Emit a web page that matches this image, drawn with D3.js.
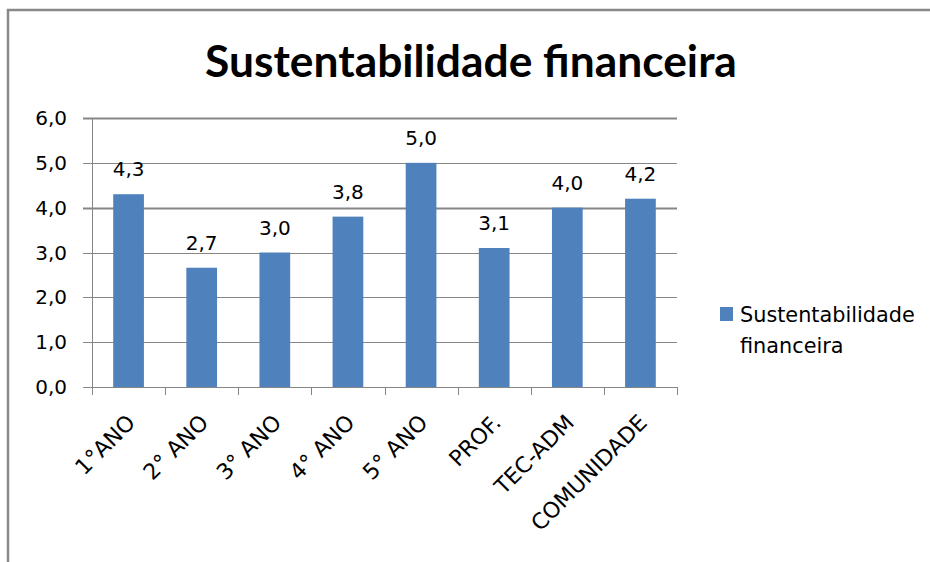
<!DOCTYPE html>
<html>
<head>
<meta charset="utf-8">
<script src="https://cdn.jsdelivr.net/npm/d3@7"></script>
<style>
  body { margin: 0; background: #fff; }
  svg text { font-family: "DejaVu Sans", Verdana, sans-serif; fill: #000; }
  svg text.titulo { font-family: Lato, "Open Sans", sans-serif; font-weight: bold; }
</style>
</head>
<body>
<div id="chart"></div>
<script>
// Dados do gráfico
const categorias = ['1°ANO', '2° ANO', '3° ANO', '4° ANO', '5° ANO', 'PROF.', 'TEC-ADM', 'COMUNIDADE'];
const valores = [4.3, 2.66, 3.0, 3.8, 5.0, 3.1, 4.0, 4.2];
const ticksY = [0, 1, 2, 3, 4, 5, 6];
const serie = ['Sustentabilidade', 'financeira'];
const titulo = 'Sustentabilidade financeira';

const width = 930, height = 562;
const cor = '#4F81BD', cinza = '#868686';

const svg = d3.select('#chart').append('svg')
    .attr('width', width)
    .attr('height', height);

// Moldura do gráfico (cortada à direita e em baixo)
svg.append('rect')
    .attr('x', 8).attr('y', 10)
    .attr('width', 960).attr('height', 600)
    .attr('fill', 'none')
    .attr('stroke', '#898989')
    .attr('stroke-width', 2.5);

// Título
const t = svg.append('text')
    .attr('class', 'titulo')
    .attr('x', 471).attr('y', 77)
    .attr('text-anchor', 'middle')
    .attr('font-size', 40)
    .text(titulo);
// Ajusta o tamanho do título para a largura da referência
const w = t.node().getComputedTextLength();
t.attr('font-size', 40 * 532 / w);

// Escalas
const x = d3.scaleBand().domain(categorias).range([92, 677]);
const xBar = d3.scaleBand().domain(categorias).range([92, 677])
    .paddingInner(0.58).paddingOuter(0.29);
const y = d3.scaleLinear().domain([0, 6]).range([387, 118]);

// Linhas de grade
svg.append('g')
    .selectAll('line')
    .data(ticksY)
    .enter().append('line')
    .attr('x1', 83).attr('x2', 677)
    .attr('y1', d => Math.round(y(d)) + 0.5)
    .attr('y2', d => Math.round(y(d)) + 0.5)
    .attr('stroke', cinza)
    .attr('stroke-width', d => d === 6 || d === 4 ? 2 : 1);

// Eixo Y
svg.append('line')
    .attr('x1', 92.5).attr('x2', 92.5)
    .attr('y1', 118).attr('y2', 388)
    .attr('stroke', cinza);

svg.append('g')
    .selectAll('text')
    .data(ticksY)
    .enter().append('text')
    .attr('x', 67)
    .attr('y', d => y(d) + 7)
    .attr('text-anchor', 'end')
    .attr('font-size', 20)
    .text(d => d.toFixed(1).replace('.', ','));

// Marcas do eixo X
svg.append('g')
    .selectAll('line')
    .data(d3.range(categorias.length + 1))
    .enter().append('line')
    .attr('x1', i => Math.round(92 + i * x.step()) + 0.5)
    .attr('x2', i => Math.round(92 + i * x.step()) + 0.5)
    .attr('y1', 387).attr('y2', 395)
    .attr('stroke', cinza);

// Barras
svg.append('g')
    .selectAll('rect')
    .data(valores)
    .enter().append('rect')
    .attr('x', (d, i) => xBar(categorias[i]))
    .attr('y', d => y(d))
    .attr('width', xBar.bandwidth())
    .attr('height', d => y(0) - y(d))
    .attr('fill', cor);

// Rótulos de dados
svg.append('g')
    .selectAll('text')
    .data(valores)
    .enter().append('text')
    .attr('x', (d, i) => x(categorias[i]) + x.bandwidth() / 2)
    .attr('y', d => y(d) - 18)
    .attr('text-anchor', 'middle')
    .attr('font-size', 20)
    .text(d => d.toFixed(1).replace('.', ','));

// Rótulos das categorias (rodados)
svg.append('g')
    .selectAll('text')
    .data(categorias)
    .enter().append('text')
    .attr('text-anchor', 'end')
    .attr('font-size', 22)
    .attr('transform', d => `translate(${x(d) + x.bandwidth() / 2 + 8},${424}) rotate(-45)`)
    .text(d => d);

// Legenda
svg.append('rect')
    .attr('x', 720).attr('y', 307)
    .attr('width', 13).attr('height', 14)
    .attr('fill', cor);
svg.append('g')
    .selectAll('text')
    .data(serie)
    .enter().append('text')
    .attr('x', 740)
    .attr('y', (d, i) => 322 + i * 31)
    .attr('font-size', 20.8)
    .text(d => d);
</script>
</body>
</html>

# # # #

PROBLEM DESCRIPTION >>
In your copy of the listing above, reproduce each line exactly and omit all pictures.

EXERCISE RESPONSE >>
Emit a web page that matches this image, drawn with D3.js.
<!DOCTYPE html>
<html>
<head>
<meta charset="utf-8">
<script src="https://cdn.jsdelivr.net/npm/d3@7"></script>
<style>
  body { margin: 0; background: #fff; }
  svg text { font-family: "DejaVu Sans", Verdana, sans-serif; fill: #000; }
  svg text.titulo { font-family: Lato, "Open Sans", sans-serif; font-weight: bold; }
</style>
</head>
<body>
<div id="chart"></div>
<script>
// Dados do gráfico
const categorias = ['1°ANO', '2° ANO', '3° ANO', '4° ANO', '5° ANO', 'PROF.', 'TEC-ADM', 'COMUNIDADE'];
const valores = [4.3, 2.66, 3.0, 3.8, 5.0, 3.1, 4.0, 4.2];
const ticksY = [0, 1, 2, 3, 4, 5, 6];
const serie = ['Sustentabilidade', 'financeira'];
const titulo = 'Sustentabilidade financeira';

const width = 930, height = 562;
const cor = '#4F81BD', cinza = '#868686';

const svg = d3.select('#chart').append('svg')
    .attr('width', width)
    .attr('height', height);

// Moldura do gráfico (cortada à direita e em baixo)
svg.append('rect')
    .attr('x', 8).attr('y', 10)
    .attr('width', 960).attr('height', 600)
    .attr('fill', 'none')
    .attr('stroke', '#898989')
    .attr('stroke-width', 2.5);

// Título
const t = svg.append('text')
    .attr('class', 'titulo')
    .attr('x', 471).attr('y', 77)
    .attr('text-anchor', 'middle')
    .attr('font-size', 40)
    .text(titulo);
// Ajusta o tamanho do título para a largura da referência
const w = t.node().getComputedTextLength();
t.attr('font-size', 40 * 532 / w);

// Escalas
const x = d3.scaleBand().domain(categorias).range([92, 677]);
const xBar = d3.scaleBand().domain(categorias).range([92, 677])
    .paddingInner(0.58).paddingOuter(0.29);
const y = d3.scaleLinear().domain([0, 6]).range([387, 118]);

// Linhas de grade
svg.append('g')
    .selectAll('line')
    .data(ticksY)
    .enter().append('line')
    .attr('x1', 83).attr('x2', 677)
    .attr('y1', d => Math.round(y(d)) + 0.5)
    .attr('y2', d => Math.round(y(d)) + 0.5)
    .attr('stroke', cinza)
    .attr('stroke-width', d => d === 6 || d === 4 ? 2 : 1);

// Eixo Y
svg.append('line')
    .attr('x1', 92.5).attr('x2', 92.5)
    .attr('y1', 118).attr('y2', 388)
    .attr('stroke', cinza);

svg.append('g')
    .selectAll('text')
    .data(ticksY)
    .enter().append('text')
    .attr('x', 67)
    .attr('y', d => y(d) + 7)
    .attr('text-anchor', 'end')
    .attr('font-size', 20)
    .text(d => d.toFixed(1).replace('.', ','));

// Marcas do eixo X
svg.append('g')
    .selectAll('line')
    .data(d3.range(categorias.length + 1))
    .enter().append('line')
    .attr('x1', i => Math.round(92 + i * x.step()) + 0.5)
    .attr('x2', i => Math.round(92 + i * x.step()) + 0.5)
    .attr('y1', 387).attr('y2', 395)
    .attr('stroke', cinza);

// Barras
svg.append('g')
    .selectAll('rect')
    .data(valores)
    .enter().append('rect')
    .attr('x', (d, i) => xBar(categorias[i]))
    .attr('y', d => y(d))
    .attr('width', xBar.bandwidth())
    .attr('height', d => y(0) - y(d))
    .attr('fill', cor);

// Rótulos de dados
svg.append('g')
    .selectAll('text')
    .data(valores)
    .enter().append('text')
    .attr('x', (d, i) => x(categorias[i]) + x.bandwidth() / 2)
    .attr('y', d => y(d) - 18)
    .attr('text-anchor', 'middle')
    .attr('font-size', 20)
    .text(d => d.toFixed(1).replace('.', ','));

// Rótulos das categorias (rodados)
svg.append('g')
    .selectAll('text')
    .data(categorias)
    .enter().append('text')
    .attr('text-anchor', 'end')
    .attr('font-size', 22)
    .attr('transform', d => `translate(${x(d) + x.bandwidth() / 2 + 8},${424}) rotate(-45)`)
    .text(d => d);

// Legenda
svg.append('rect')
    .attr('x', 720).attr('y', 307)
    .attr('width', 13).attr('height', 14)
    .attr('fill', cor);
svg.append('g')
    .selectAll('text')
    .data(serie)
    .enter().append('text')
    .attr('x', 740)
    .attr('y', (d, i) => 322 + i * 31)
    .attr('font-size', 20.8)
    .text(d => d);
</script>
</body>
</html>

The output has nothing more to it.